* **WORK INSTRUCTIONS**
Restate, exactly and without pictures, the lines from the start of the listing below through the line holding "const tickValues = [-0.25, 0, 0.25, 0.50, 0.75, 1.00];".

* **RECORDED INFORMATION**
»»
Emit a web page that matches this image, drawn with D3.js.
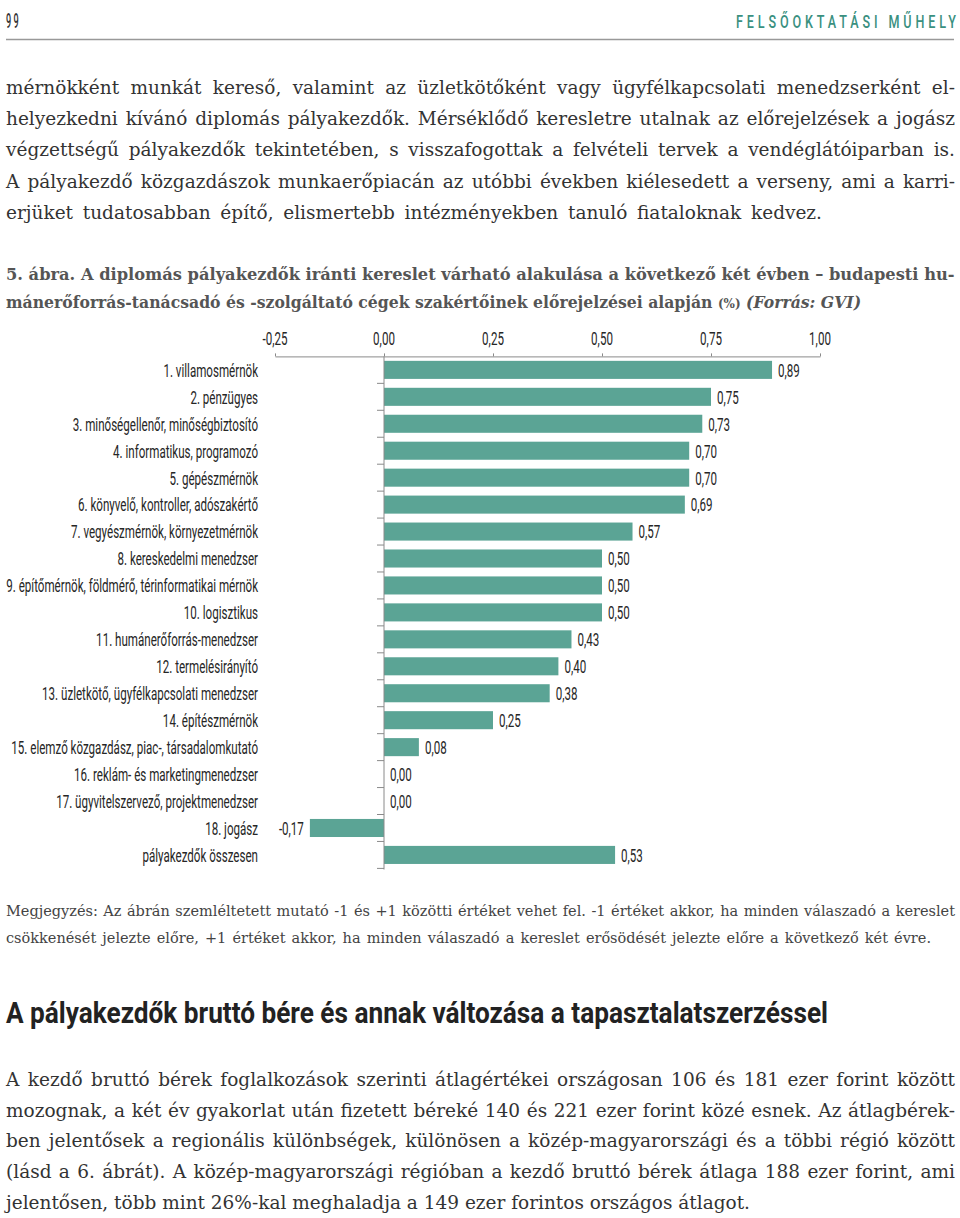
<!DOCTYPE html>
<html><head><meta charset="utf-8">
<script src="https://cdn.jsdelivr.net/npm/d3@7"></script>
<style>
html,body{margin:0;padding:0;background:#fff;}
svg{display:block;}
</style></head>
<body>
<svg id="c" width="960" height="1218"></svg>
<script>
// ---------- data ----------
const categories = [
  "1. villamosmérnök", "2. pénzügyes", "3. minőségellenőr, minőségbiztosító",
  "4. informatikus, programozó", "5. gépészmérnök", "6. könyvelő, kontroller, adószakértő",
  "7. vegyészmérnök, környezetmérnök", "8. kereskedelmi menedzser",
  "9. építőmérnök, földmérő, térinformatikai mérnök", "10. logisztikus",
  "11. humánerőforrás-menedzser", "12. termelésirányító",
  "13. üzletkötő, ügyfélkapcsolati menedzser", "14. építészmérnök",
  "15. elemző közgazdász, piac-, társadalomkutató", "16. reklám- és marketingmenedzser",
  "17. ügyvitelszervező, projektmenedzser", "18. jogász", "pályakezdők összesen"
];
const values = [0.89, 0.75, 0.73, 0.70, 0.70, 0.69, 0.57, 0.50, 0.50, 0.50, 0.43, 0.40, 0.38, 0.25, 0.08, 0.00, 0.00, -0.17, 0.53];
const tickValues = [-0.25, 0, 0.25, 0.50, 0.75, 1.00];

const para1 = [
  "mérnökként munkát kereső, valamint az üzletkötőként vagy ügyfélkapcsolati menedzserként el-",
  "helyezkedni kívánó diplomás pályakezdők. Mérséklődő keresletre utalnak az előrejelzések a jogász",
  "végzettségű pályakezdők tekintetében, s visszafogottak a felvételi tervek a vendéglátóiparban is.",
  "A pályakezdő közgazdászok munkaerőpiacán az utóbbi években kiélesedett a verseny, ami a karri-",
  "erjüket tudatosabban építő, elismertebb intézményekben tanuló fiataloknak kedvez."
];
const noteLines = [
  "Megjegyzés: Az ábrán szemléltetett mutató -1 és +1 közötti értéket vehet fel. -1 értéket akkor, ha minden válaszadó a kereslet",
  "csökkenését jelezte előre, +1 értéket akkor, ha minden válaszadó a kereslet erősödését jelezte előre a következő két évre."
];
const heading = "A pályakezdők bruttó bére és annak változása a tapasztalatszerzéssel";
const para2 = [
  "A kezdő bruttó bérek foglalkozások szerinti átlagértékei országosan 106 és 181 ezer forint között",
  "mozognak, a két év gyakorlat után fizetett béreké 140 és 221 ezer forint közé esnek. Az átlagbérek-",
  "ben jelentősek a regionális különbségek, különösen a közép-magyarországi és a többi régió között",
  "(lásd a 6. ábrát). A közép-magyarországi régióban a kezdő bruttó bérek átlaga 188 ezer forint, ami",
  "jelentősen, több mint 26%-kal meghaladja a 149 ezer forintos országos átlagot."
];

// ---------- setup ----------
const svg = d3.select("#c");
const SERIF = "'DejaVu Serif','Liberation Serif',serif";
const COND = "Roboto,'Liberation Sans',sans-serif";
const TEAL = "#5ba495";
const loc = d3.formatLocale({decimal: ",", thousands: " ", grouping: [3], currency: ["", ""], minus: "-"});
const fmt = loc.format(".2f");

// fit a group horizontally to a given width by scaling
function fitX(g, x, y, width) {
  const w = g.node().getBBox().width;
  g.attr("transform", `translate(${x},${y}) scale(${width / w},1)`);
}

// header
const g99 = svg.append("g");
g99.append("text").attr("font-family", COND).attr("font-size", 20).attr("font-weight", 500)
  .attr("fill", "#333").attr("letter-spacing", 5).text("99");
fitX(g99, 6, 28, 15);
const hg = svg.append("g").attr("transform", "translate(736,28) scale(0.7,1)");
hg.append("text").attr("x", 0).attr("y", 0).attr("font-family", COND).attr("font-size", 18)
  .attr("font-weight", 500)
  .attr("fill", "#3a907f").attr("textLength", 220 / 0.7).attr("lengthAdjust", "spacing")
  .text("FELSŐOKTATÁSI MŰHELY");
svg.append("line").attr("x1", 6).attr("x2", 954).attr("y1", 39.5).attr("y2", 39.5)
  .attr("stroke", "#999").attr("stroke-width", 1.6);

// justified paragraph helper: stretch word spacing; compress glyphs if too long
function lines(arr, x, y0, lh, size, widths, opts = {}) {
  arr.forEach((t, i) => {
    const el = svg.append("text").attr("x", x).attr("y", y0 + i * lh)
      .attr("font-family", opts.family || SERIF).attr("font-size", size)
      .attr("fill", opts.fill || "#333").attr("font-weight", opts.weight || 400)
      .text(t);
    const w = el.node().getComputedTextLength();
    const spaces = (t.match(/ /g) || []).length;
    const diff = widths[i] - w;
    if (diff > 0 && spaces > 0) {
      el.attr("word-spacing", diff / spaces);
    } else if (diff < 0) {
      el.attr("textLength", widths[i]).attr("lengthAdjust", "spacingAndGlyphs");
    }
  });
}
lines(para1, 6, 94, 31.2, 18.5, [949, 949, 949, 949, 816]);

// caption
const CAPF = "'DejaVu Serif',serif";
const c1 = svg.append("g");
c1.append("text").attr("font-family", CAPF).attr("font-size", 17).attr("font-weight", 700).attr("fill", "#555")
  .text("5. ábra. A diplomás pályakezdők iránti kereslet várható alakulása a következő két évben – budapesti hu-");
fitX(c1, 6, 280, 949);
const c2 = svg.append("g");
const c2t = c2.append("text").attr("font-family", CAPF).attr("font-size", 17).attr("font-weight", 700).attr("fill", "#555");
c2t.append("tspan").text("mánerőforrás-tanácsadó és -szolgáltató cégek szakértőinek előrejelzései alapján ");
c2t.append("tspan").attr("font-size", 13).text("(%)");
c2t.append("tspan").attr("font-style", "italic").text(" (Forrás: GVI)");
fitX(c2, 6, 308, 856);

// ---------- chart ----------
const x = d3.scaleLinear().domain([tickValues[0], tickValues[tickValues.length - 1]]).range([275, 820]);
const rows = d3.scaleBand().domain(categories).range([356.4, 868.4]).padding(0);
const barH = rows.bandwidth() * 0.67;
const FS = 19;

// condensed scale measured from longest label
const probe = svg.append("text").attr("font-family", COND).attr("font-size", FS).text(categories[8]);
const natural = probe.node().getComputedTextLength();
probe.remove();
const S = 252 / natural;

function condText(g, tx, ty, str, anchor) {
  g.append("text").attr("transform", `translate(${tx},${ty}) scale(${S},1)`)
    .attr("font-family", COND).attr("font-size", FS).attr("fill", "#262626")
    .attr("text-anchor", anchor).attr("dy", "0.36em").text(str);
}

const chart = svg.append("g");

// bars
chart.selectAll("rect.bar").data(values).join("rect").attr("class", "bar")
  .attr("x", d => Math.min(x(0), x(d)))
  .attr("width", d => Math.abs(x(d) - x(0)))
  .attr("y", (d, i) => rows(categories[i]) + (rows.bandwidth() - barH) / 2)
  .attr("height", barH)
  .attr("fill", TEAL);

// top axis
const axTop = chart.append("g").attr("transform", "translate(0,356.4)")
  .call(d3.axisTop(x).tickValues(tickValues).tickSize(3).tickSizeOuter(0).tickFormat(""));
axTop.select(".domain").attr("stroke", "#8a8a8a");
axTop.selectAll(".tick line").attr("stroke", "#8a8a8a");
tickValues.forEach(v => condText(chart, x(v), 338, fmt(v), "middle"));

// left axis (ticks at row boundaries)
const bounds = categories.map(c => rows(c) + rows.step());
chart.append("line").attr("x1", x(0)).attr("x2", x(0)).attr("y1", 356.4).attr("y2", 869.5)
  .attr("stroke", "#8a8a8a").attr("stroke-width", 1);
chart.selectAll("line.yt").data(bounds).join("line").attr("class", "yt")
  .attr("x1", x(0) - 7).attr("x2", x(0)).attr("y1", d => d).attr("y2", d => d)
  .attr("stroke", "#8a8a8a").attr("stroke-width", 1);

// category labels
categories.forEach(c => condText(chart, 258, rows(c) + rows.bandwidth() / 2, c, "end"));

// value labels
values.forEach((v, i) => {
  const cy = rows(categories[i]) + rows.bandwidth() / 2;
  if (v < 0) condText(chart, x(v) - 6, cy, fmt(v), "end");
  else condText(chart, x(v) + 6, cy, fmt(v), "start");
});

// note
lines(noteLines, 6, 916, 26.5, 14.5, [949, 925], {fill: "#444"});

// heading
svg.append("text").attr("x", 6).attr("y", 1023).attr("font-family", COND).attr("font-size", 29)
  .attr("font-weight", 700).attr("fill", "#222").attr("textLength", 822)
  .attr("lengthAdjust", "spacingAndGlyphs").text(heading);

// paragraph 2
lines(para2, 6, 1086, 30.7, 18.5, [949, 949, 949, 949, 744]);
</script>
</body></html>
««
* **ANSWER TO THE TASK**
Emit a web page that matches this image, drawn with D3.js.
<!DOCTYPE html>
<html><head><meta charset="utf-8">
<script src="https://cdn.jsdelivr.net/npm/d3@7"></script>
<style>
html,body{margin:0;padding:0;background:#fff;}
svg{display:block;}
</style></head>
<body>
<svg id="c" width="960" height="1218"></svg>
<script>
// ---------- data ----------
const categories = [
  "1. villamosmérnök", "2. pénzügyes", "3. minőségellenőr, minőségbiztosító",
  "4. informatikus, programozó", "5. gépészmérnök", "6. könyvelő, kontroller, adószakértő",
  "7. vegyészmérnök, környezetmérnök", "8. kereskedelmi menedzser",
  "9. építőmérnök, földmérő, térinformatikai mérnök", "10. logisztikus",
  "11. humánerőforrás-menedzser", "12. termelésirányító",
  "13. üzletkötő, ügyfélkapcsolati menedzser", "14. építészmérnök",
  "15. elemző közgazdász, piac-, társadalomkutató", "16. reklám- és marketingmenedzser",
  "17. ügyvitelszervező, projektmenedzser", "18. jogász", "pályakezdők összesen"
];
const values = [0.89, 0.75, 0.73, 0.70, 0.70, 0.69, 0.57, 0.50, 0.50, 0.50, 0.43, 0.40, 0.38, 0.25, 0.08, 0.00, 0.00, -0.17, 0.53];
const tickValues = [-0.25, 0, 0.25, 0.50, 0.75, 1.00];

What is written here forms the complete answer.